Giant resonant enhancement of optical binding of dielectric disks

TL;DR

This paper demonstrates giant resonant enhancement of optical binding forces between dielectric disks using resonant hybridized modes excited by counter-propagating Bessel beams, with force magnitudes reaching nanoNewton levels.

Contribution

It reveals how tuning aspect ratio and inter-disk distance induces resonance hybridization, significantly boosting optical binding forces beyond previous limits.

Findings

Resonance hybridization leads to high-Q modes with Mie-like morphology.

Optical forces up to nanoNewton scale are achieved with low-power Bessel beams.
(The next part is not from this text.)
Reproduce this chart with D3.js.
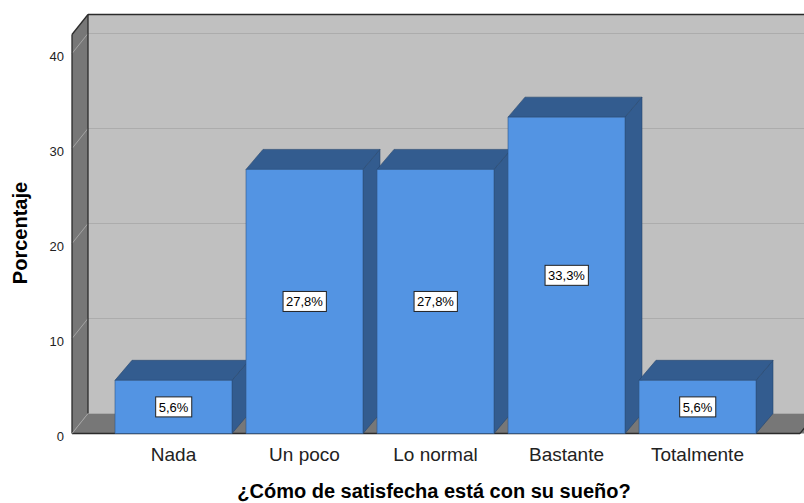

Force magnitude and direction depend on the Bessel beams' longitudinal wave vector.

Abstract

Two-parametric variation over the aspect ratio of each disk and distance between disks gives rise to numerous events of avoided crossing of resonances of individual disks. For these events the hybridized anti-bonding resonant modes can acquire a morphology close to the Mie resonant mode with high orbital momentum of equivalent sphere. The $Q$ factor of such resonance can exceed the $Q$ factor of isolated disk by two orders in magnitude. We show that dual incoherent counter propagating coaxial Bessel beams with power $1mW/\mu m^2$ with frequency resonant to such a anti-bonding modes result in unprecedented optical binding forces up to decades of nano Newtons for silicon micron size disks. We show also that a magnitude and sign of optical forces strongly depend on the longitudinal wave vector of the Bessel beams.